Besides, after the 17% runup between mid-December and early April, we're due for a dip bigger than the 4.6% pullback we got. We're not saying we need a catastrophic, but the selloff we've seen so far didn't likely satiate the bears. That 'enough' point for the corrective move may be something closer to the 200-day moving average line (green) at 1307.34, which would represent an 8% dip… more in line with a normal bull market correction.
But hey, you never know…the bulls may be able to drive the SPX up and through its upper Bollinger bands around 1420. We just wouldn't bet on it until we started to see it happen.
Side note: A major support line materialized at 1357 (red, dashed) for the S&P 500. That was the low from mid-April as well as last Monday, and it's also where you'll find the lower 20-day Bollinger band (gray) now. This all may ultimately turn into a war between a very tight range of support and resistance. Keep an eye on both lines in the sand.
S&P 500 Earnings/Valuation
As was noted already, Apple's grand-slam-like quarter has carried the bulk of the weight for the S&P 500 earnings success this season. Then again, it is what it is. Its size means it should have that kind of impact on the overall market, since its one of the most - if not the most - highly-owned stocks on the planet.
We make that point to underscore the fact that the S&P 500′s trailing P/E ratio as well as the trialing and projected earnings trend should still be take at face value. To that end…

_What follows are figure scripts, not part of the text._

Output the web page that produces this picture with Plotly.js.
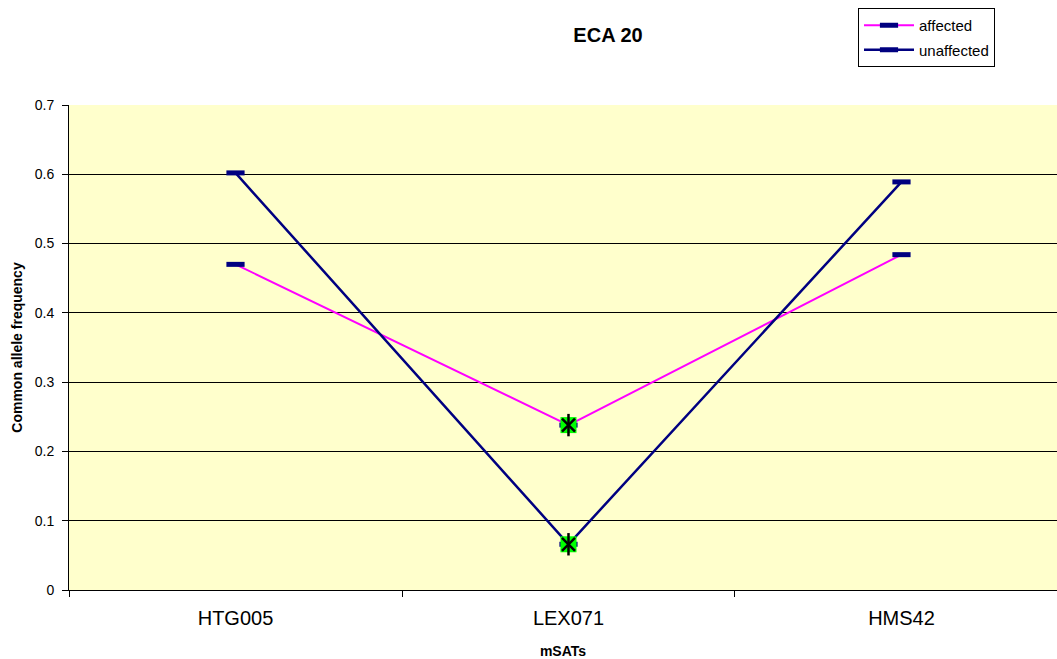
<!DOCTYPE html>
<html><head><meta charset="utf-8">
<script src="https://cdn.plot.ly/plotly-3.0.1.min.js"></script>
<style>html,body{margin:0;padding:0;background:#fff}#chart{width:1057px;height:659px}</style>
</head><body><div id="chart"></div>
<script>
const categories = ["HTG005", "LEX071", "HMS42"];
const affected = [0.47, 0.238, 0.484];
const unaffected = [0.602, 0.066, 0.589];
const sigCategories = ["LEX071", "LEX071"];
const sigValues = [0.238, 0.066];
const yTicks = [0, 0.1, 0.2, 0.3, 0.4, 0.5, 0.6, 0.7];

const FONT = "Liberation Sans, Arial, sans-serif";
const dashMarker = {symbol: "line-ew", size: 13, line: {width: 5, color: "#000080"}, color: "#000080"};

const traces = [
  {x: categories, y: affected, name: "affected", type: "scatter", mode: "lines+markers",
   line: {color: "#FF00FF", width: 2}, marker: dashMarker, legendgroup: "a"},
  {x: categories, y: unaffected, name: "unaffected", type: "scatter", mode: "lines+markers",
   line: {color: "#000080", width: 2.5}, marker: dashMarker, legendgroup: "b"},
  {x: sigCategories, y: sigValues, type: "scatter", mode: "markers", showlegend: false, hoverinfo: "skip",
   marker: {symbol: "square", size: 16, color: "#00FF00", line: {width: 0}}},
  {x: sigCategories, y: sigValues, type: "scatter", mode: "markers", showlegend: false, hoverinfo: "skip",
   marker: {symbol: "x-thin-open", size: 13, color: "#000000", line: {width: 2.5, color: "#000000"}}},
  {x: sigCategories, y: sigValues, type: "scatter", mode: "markers", showlegend: false, hoverinfo: "skip",
   marker: {symbol: "line-ns-open", size: 16, color: "#000000", line: {width: 2.5, color: "#000000"}}}
];

const layout = {
  width: 1057, height: 659,
  margin: {l: 69, r: 0, t: 105, b: 69, pad: 0, autoexpand: false},
  paper_bgcolor: "#FFFFFF",
  plot_bgcolor: "#FFFFCC",
  font: {family: FONT, color: "#000000"},
  title: {text: "<b>ECA 20</b>", font: {size: 20, family: FONT, color: "#000"},
          x: 608/1057, xref: "container", xanchor: "center", y: 1 - 35/659, yref: "container", yanchor: "middle"},
  xaxis: {
    type: "category", range: [-0.5, 2.467], automargin: false,
    showline: true, linecolor: "#000", linewidth: 1,
    ticks: "outside", tickson: "boundaries", ticklen: 6, tickcolor: "#000", tickwidth: 1,
    tickfont: {size: 20, family: FONT}, ticklabelstandoff: 10,
    showgrid: false, zeroline: false,
    title: {text: "<b>mSATs</b>", font: {size: 14, family: FONT}, standoff: 18}
  },
  yaxis: {
    range: [0, 0.7], tickvals: yTicks, ticktext: yTicks.map(v => String(v)), automargin: false,
    showline: true, linecolor: "#000", linewidth: 1,
    ticks: "outside", ticklen: 6, tickcolor: "#000", tickwidth: 1,
    tickfont: {size: 14, family: FONT}, ticklabelstandoff: 5,
    showgrid: true, gridcolor: "#000", gridwidth: 1, zeroline: false,
    title: {text: "<b>Common allele frequency</b>", font: {size: 14, family: FONT}, standoff: 8}
  },
  legend: {
    xref: "container", yref: "container", x: 858/1057, y: 1 - 8/659, xanchor: "left", yanchor: "top",
    bgcolor: "#FFFFFF", bordercolor: "#000", borderwidth: 1,
    font: {size: 15, family: FONT}, traceorder: "grouped", tracegroupgap: 2,
    itemwidth: 50
  },
  showlegend: true
};

Plotly.newPlot("chart", traces, layout, {staticPlot: true, displayModeBar: false});
</script></body></html>
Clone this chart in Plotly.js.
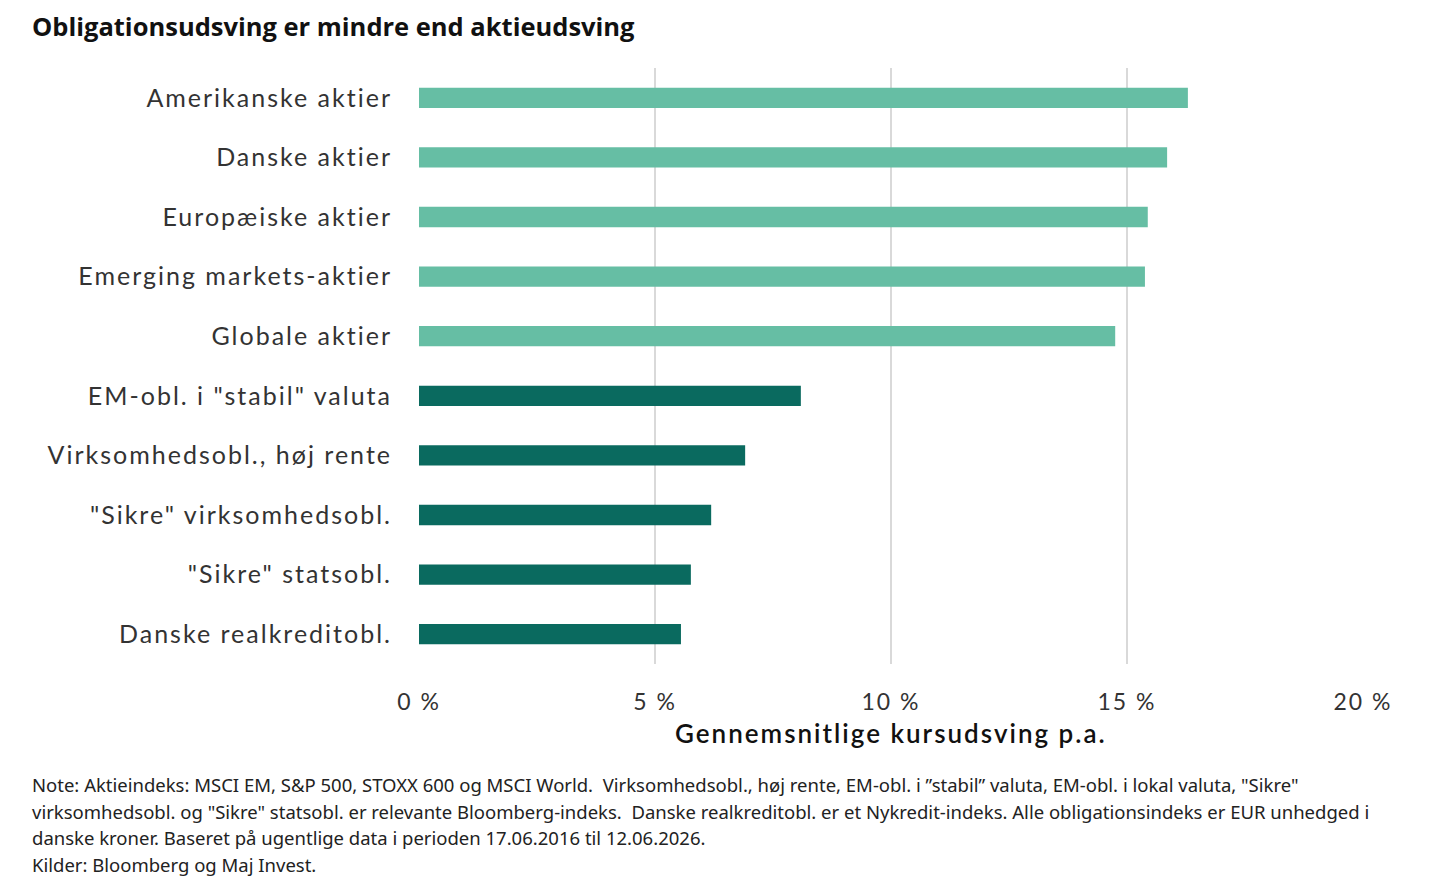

With about a fourth of the market having posted numbers, Q1′s earnings growth has been merely tepid. Yet, the market is still a 'bargain' at a trailing P/E of 14.15. Indeed, the S&P 500 may well end up putting up record earnings for last quarter, of $25.38. And from there, the growth is expected to march well into record profit levels. I t may not be of much help for the market in the near-term, but for your long-term money, major dips are still buying opportunities.